Haliburton, who was selected by the Sacramento Kings, also found a way to work social messaging into his Draft night wardrobe, a Blue Floral Suit. His outfitter worked both “Black Lives Matter” and “920 to the League” into the inside of his jacket, one of the most unique action calls that found its way to broadcast.
Then let’s not forget the brand value that the team storytelling can bring to their new stars. Case in point, in the first seven post draft days, social posts mentioning Obi Toppin or his social handles had nearly 3 million engagements, and 293 million impressions. The top performing post mentioning Obi Toppin posted on IG by House of Highlights had over 536,000 engagements, with an engagement rate of 2.65%, and generated 37.5 million total impressions.

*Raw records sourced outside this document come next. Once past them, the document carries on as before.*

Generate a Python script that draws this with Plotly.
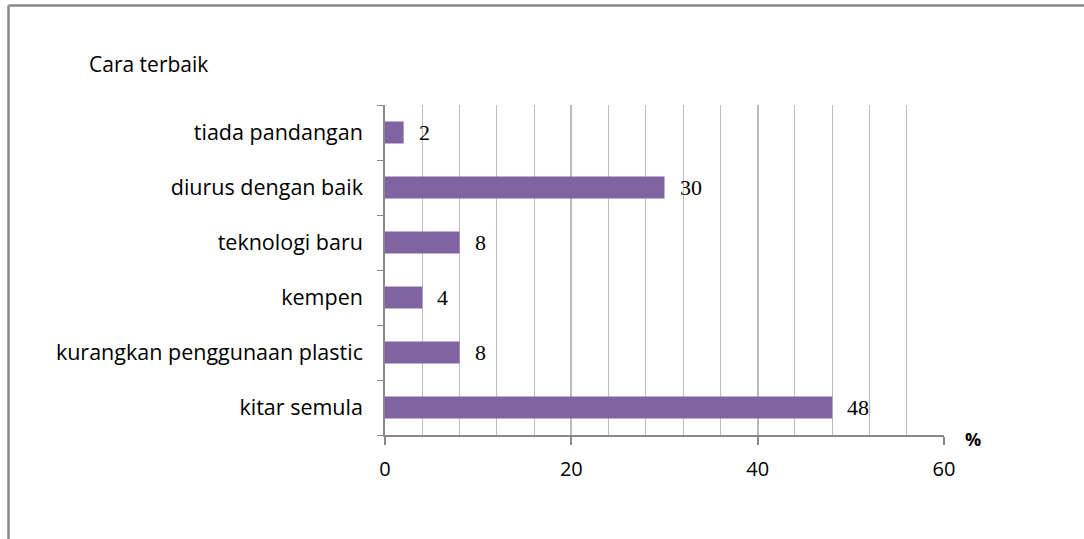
import plotly.graph_objects as go

categories = ["kitar semula", "kurangkan penggunaan plastic", "kempen",
              "teknologi baru", "diurus dengan baik", "tiada pandangan"]
values = [48, 8, 4, 8, 30, 2]
x_ticks = [0, 20, 40, 60]
title_text = "Cara terbaik"
unit_text = "%"

W, H = 1084, 539
L, R, T, B = 385, 140, 105, 104
pw, ph = W - L - R, H - T - B

SANS = "Open Sans"


def px(x):
    return (x - L) / pw


def py(y):
    return (H - B - y) / ph


fig = go.Figure(go.Bar(
    y=categories, x=values, orientation="h",
    marker=dict(color="#8064A2", line=dict(width=0)),
    width=0.4,
))

for c, v in zip(categories, values):
    fig.add_annotation(x=v, y=c, text=str(v), showarrow=False,
                       xanchor="left", xshift=13,
                       font=dict(family="Liberation Serif", size=22, color="#000"))

fig.add_annotation(xref="paper", yref="paper", x=px(87), y=py(64),
                   text=title_text, showarrow=False, xanchor="left", yanchor="middle",
                   font=dict(family=SANS, size=21, color="#000"))
fig.add_annotation(xref="paper", yref="paper", x=px(963), y=py(439),
                   text="<b>" + unit_text + "</b>", showarrow=False, xanchor="left",
                   yanchor="middle",
                   font=dict(family=SANS, size=18, color="#000"))

# outer frame (top and left edges visible)
fig.add_shape(type="line", xref="paper", yref="paper",
              x0=px(8.5), y0=py(5.5), x1=px(1090), y1=py(5.5),
              line=dict(color="#888888", width=2.5))
fig.add_shape(type="line", xref="paper", yref="paper",
              x0=px(8.5), y0=py(5.5), x1=px(8.5), y1=py(545),
              line=dict(color="#888888", width=2.5))

fig.update_layout(
    width=W, height=H,
    margin=dict(l=L, r=R, t=T, b=B, autoexpand=False),
    paper_bgcolor="white", plot_bgcolor="white",
    showlegend=False, bargap=0.6,
    font=dict(family=SANS, size=20, color="#000"),
)
fig.update_xaxes(
    range=[0, 60], tickvals=x_ticks, ticks="outside", ticklen=8, tickcolor="#888888",
    tickwidth=1.5, showline=True, linecolor="#888888", linewidth=2,
    showgrid=True, gridcolor="#BBBBBB", gridwidth=1.5,
    minor=dict(dtick=4, showgrid=True, gridcolor="#BBBBBB", gridwidth=1, ticks=""),
    zeroline=False, ticklabelstandoff=7,
    tickfont=dict(family=SANS, size=20, color="#000"),
)
fig.update_yaxes(
    categoryorder="array", categoryarray=categories,
    ticks="outside", tickson="boundaries", ticklen=6, tickcolor="#888888",
    showline=True, linecolor="#888888", linewidth=1.5,
    showgrid=False, zeroline=False, ticklabelstandoff=16,
    tickfont=dict(family=SANS, size=21.5, color="#000"),
)

fig.write_html("out.html", config={"displayModeBar": False},
               post_script="document.body.style.margin='0';")
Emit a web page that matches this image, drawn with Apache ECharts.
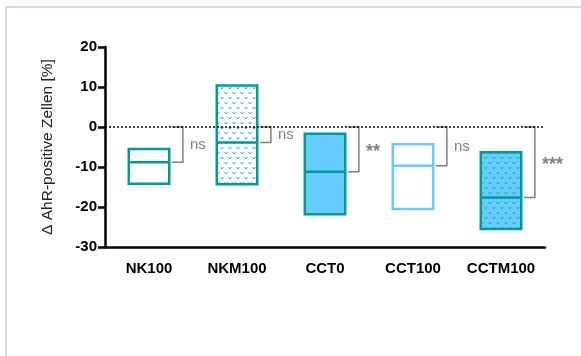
<!DOCTYPE html>
<html>
<head>
<meta charset="utf-8">
<script src="https://cdn.jsdelivr.net/npm/echarts@6/dist/echarts.min.js"></script>
<style>
html,body{margin:0;padding:0;background:#fff;}
#frame{position:absolute;left:5px;top:6px;width:600px;height:400px;border-left:2px solid #c9def2;border-top:2px solid #c9def2;box-sizing:border-box;}
#chart{position:absolute;left:0;top:0;width:581px;height:356px;}
</style>
</head>
<body>
<div id="frame"></div>
<div id="chart"></div>
<script>
// ---- data ----
var categories = ['NK100', 'NKM100', 'CCT0', 'CCT100', 'CCTM100'];
var highs   = [-5.5, 10.4, -1.7, -4.3, -6.3];
var lows    = [-14.2, -14.3, -21.8, -20.5, -25.5];
var medians = [-8.8, -3.9, -11.2, -9.7, -17.6];
var sigLabels = ['ns', 'ns', '**', 'ns', '***'];
var yTicks = [-30, -20, -10, 0, 10, 20];

// ---- styles ----
function makePattern(bg, mark) {
  var c = document.createElement('canvas');
  c.width = 8; c.height = 10;
  var ctx = c.getContext('2d');
  ctx.fillStyle = bg; ctx.fillRect(0, 0, 8, 10);
  ctx.strokeStyle = mark; ctx.lineWidth = 1;
  function v(x, y) {
    ctx.beginPath();
    ctx.moveTo(x - 1.5, y - 1); ctx.lineTo(x, y + 1); ctx.lineTo(x + 1.5, y - 1);
    ctx.stroke();
  }
  v(2, 3); v(6, 8);
  return { image: c, repeat: 'repeat' };
}
var TEAL = '#009b95', LBLUE = '#66ccff';
var fills = ['#ffffff', makePattern('#ffffff', '#3cb8b3'), LBLUE, '#ffffff', makePattern(LBLUE, '#2aa9b0')];
var strokes = [TEAL, TEAL, TEAL, LBLUE, TEAL];
var FONT = 'Liberation Sans, Arial, sans-serif';

var boxData = categories.map(function (c, i) { return [i, lows[i], highs[i], medians[i]]; });
var sigData = categories.map(function (c, i) { return [i, medians[i]]; });

var chart = echarts.init(document.getElementById('chart'), null, { renderer: 'canvas' });
chart.setOption({
  animation: false,
  grid: { left: 105, right: 36, top: 47, bottom: 109 },
  xAxis: {
    type: 'category',
    data: categories,
    axisLine: { onZero: false, lineStyle: { color: '#000', width: 2.5 } },
    axisTick: { alignWithLabel: true, length: 7, lineStyle: { color: '#000', width: 2.5 } },
    axisLabel: { interval: 0, color: '#000', fontWeight: 'bold', fontSize: 15, fontFamily: FONT, margin: 14 }
  },
  yAxis: {
    type: 'value',
    min: yTicks[0], max: yTicks[yTicks.length - 1], interval: 10,
    name: 'Δ AhR-positive Zellen [%]',
    nameLocation: 'middle',
    nameGap: 49,
    nameTextStyle: { color: '#222', fontSize: 15.5, fontFamily: FONT },
    axisLine: { show: true, lineStyle: { color: '#000', width: 2.5 } },
    axisTick: { show: true, length: 7, lineStyle: { color: '#000', width: 2.5 } },
    axisLabel: { color: '#000', fontWeight: 'bold', fontSize: 15, fontFamily: FONT, margin: 8 },
    splitLine: { show: false }
  },
  series: [
    {
      type: 'custom',
      data: boxData,
      z: 2,
      renderItem: function (params, api) {
        var i = api.value(0);
        var top = api.coord([i, api.value(2)]);
        var bot = api.coord([i, api.value(1)]);
        var med = api.coord([i, api.value(3)]);
        var w = api.size([1, 0])[0] * 0.46;
        var x0 = top[0] - w / 2;
        return {
          type: 'group',
          children: [
            { type: 'rect', shape: { x: x0, y: top[1], width: w, height: bot[1] - top[1] },
              style: { fill: fills[i], stroke: strokes[i], lineWidth: 2.5 } },
            { type: 'line', shape: { x1: x0, y1: med[1], x2: x0 + w, y2: med[1] },
              style: { stroke: strokes[i], lineWidth: 2.5 } }
          ]
        };
      }
    },
    {
      type: 'custom',
      data: sigData,
      z: 3,
      renderItem: function (params, api) {
        var i = api.value(0);
        var zero = api.coord([i, 0]);
        var med = api.coord([i, api.value(1)]);
        var bw = api.size([1, 0])[0];
        var xr = zero[0] + bw * 0.385;
        var xl = xr - 11;
        var lbl = sigLabels[i];
        var star = lbl.indexOf('*') >= 0;
        return {
          type: 'group',
          children: [
            { type: 'polyline', shape: { points: [[xl, zero[1]], [xr, zero[1]], [xr, med[1]], [xl, med[1]]] },
              style: { stroke: '#7f7f7f', lineWidth: 1.5, fill: null } },
            { type: 'text', style: { text: lbl, x: xr + 7, y: (zero[1] + med[1]) / 2 + (star ? 3 : 0),
              fill: '#808080', fontSize: star ? 18 : 15, fontWeight: star ? 'bold' : 'normal',
              fontFamily: FONT, verticalAlign: 'middle', align: 'left' } }
          ]
        };
      },
      markLine: {
        silent: true,
        symbol: 'none',
        label: { show: false },
        lineStyle: { color: '#000', type: [2, 2], width: 1.5 },
        data: [{ yAxis: 0 }]
      }
    }
  ]
});
</script>
</body>
</html>
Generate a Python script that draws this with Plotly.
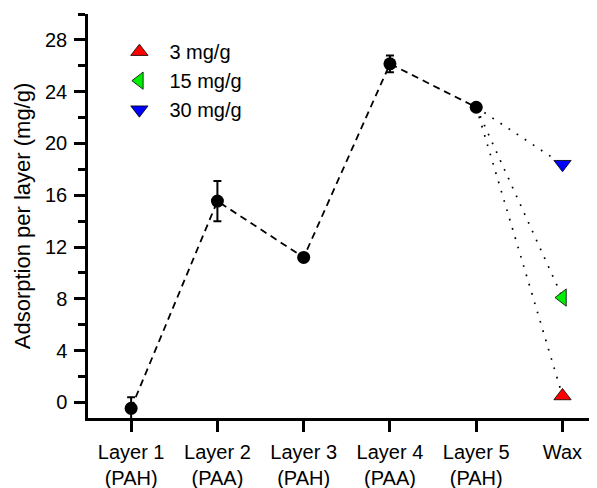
import plotly.graph_objects as go

categories = ["Layer 1<br>(PAH)", "Layer 2<br>(PAA)", "Layer 3<br>(PAH)",
              "Layer 4<br>(PAA)", "Layer 5<br>(PAH)", "Wax"]
layer_x = [0, 1, 2, 3, 4]
layer_values = [-0.45, 15.55, 11.2, 26.15, 22.8]
layer_errors = [0.85, 1.55, 0.0, 0.65, 0.0]

wax_x = 5
wax_labels = ["3 mg/g", "15 mg/g", "30 mg/g"]
wax_values = [0.5, 8.1, 18.4]
wax_symbols = ["triangle-up", "triangle-left", "triangle-down"]
wax_colors = ["#ff0000", "#00ee00", "#0000ff"]

FONT = "Arial, Liberation Sans, sans-serif"

fig = go.Figure()

# dotted connectors from Layer 5 to each wax point
for v in wax_values:
    fig.add_trace(go.Scatter(
        x=[layer_x[-1], wax_x], y=[layer_values[-1], v], mode="lines",
        line=dict(color="black", width=1.7, dash="1.7px,8px"),
        showlegend=False, hoverinfo="skip"))

# dashed main series with error bars
fig.add_trace(go.Scatter(
    x=layer_x, y=layer_values, mode="lines+markers",
    line=dict(color="black", width=1.8, dash="7px,5px"),
    marker=dict(color="black", size=13, symbol="circle"),
    error_y=dict(type="data", array=layer_errors, visible=True,
                 color="black", thickness=2, width=4),
    showlegend=False))

for i, (lab, v, sym, col) in enumerate(zip(wax_labels, wax_values, wax_symbols, wax_colors)):
    fig.add_trace(go.Scatter(
        x=[wax_x], y=[v], mode="markers", name=lab,
        marker=dict(symbol=sym, size=15, color=col,
                    line=dict(color="black", width=0.8))))

axis_common = dict(
    showline=True, linecolor="black", linewidth=2.5,
    ticks="outside", tickcolor="black", tickwidth=2.5, ticklen=11,
    showgrid=False, zeroline=False, mirror=False,
    tickfont=dict(family=FONT, size=20, color="black"),
)

# page body has an 8px default margin; figure sized to fit the 597x488 window
fig.update_layout(
    width=589, height=480,
    margin=dict(l=80, r=0, t=6, b=70),
    plot_bgcolor="white", paper_bgcolor="white",
    font=dict(family=FONT, size=20, color="black"),
    showlegend=True,
    legend=dict(x=0.042, y=0.955, xanchor="left", yanchor="top",
                bgcolor="rgba(0,0,0,0)", font=dict(family=FONT, size=20),
                traceorder="normal", itemwidth=50),
    xaxis=dict(range=[-0.5, 5.4], tickmode="array",
               tickvals=list(range(len(categories))), ticktext=categories,
               ticklabelstandoff=3,
               **axis_common),
    yaxis=dict(range=[-1.2, 30], tickmode="array",
               tickvals=[0, 4, 8, 12, 16, 20, 24, 28],
               ticklabelstandoff=3,
               minor=dict(tickmode="array", tickvals=[2, 6, 10, 14, 18, 22, 26, 30],
                          ticks="outside", ticklen=7, tickwidth=2.5, tickcolor="black"),
               title=dict(text="Adsorption per layer (mg/g)",
                          font=dict(family=FONT, size=22, color="black"),
                          standoff=9),
               **axis_common),
)

fig.write_html("out.html")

Overall, the night delivered for fans what was expected…it created a sense of normalcy and the passing of the torch to new faces now heading to new places in a year that has been anything but normal. The NBA made sure its partners had the best placements possible by finding insertion points that worked for them, all full realizing that the usual large scale exposure that comes with a big event was going to be sent to the social side of activation. Were there some best practices for the future gleaned, like the use of Holograms and virtual gifting? Sure. Were there some glitches with audio and video and always chaotic draft night trades? Sure. But that was all part of the narrative, and the activation of a June mega event now moved to November for a year.
If you were an NBA partner on Draft night, you made it through and found a way to engage, no harm to the brand, no foul, and this fall that is really a good thing, as the league again showed they can find a way with activation, even in the most challenging of times.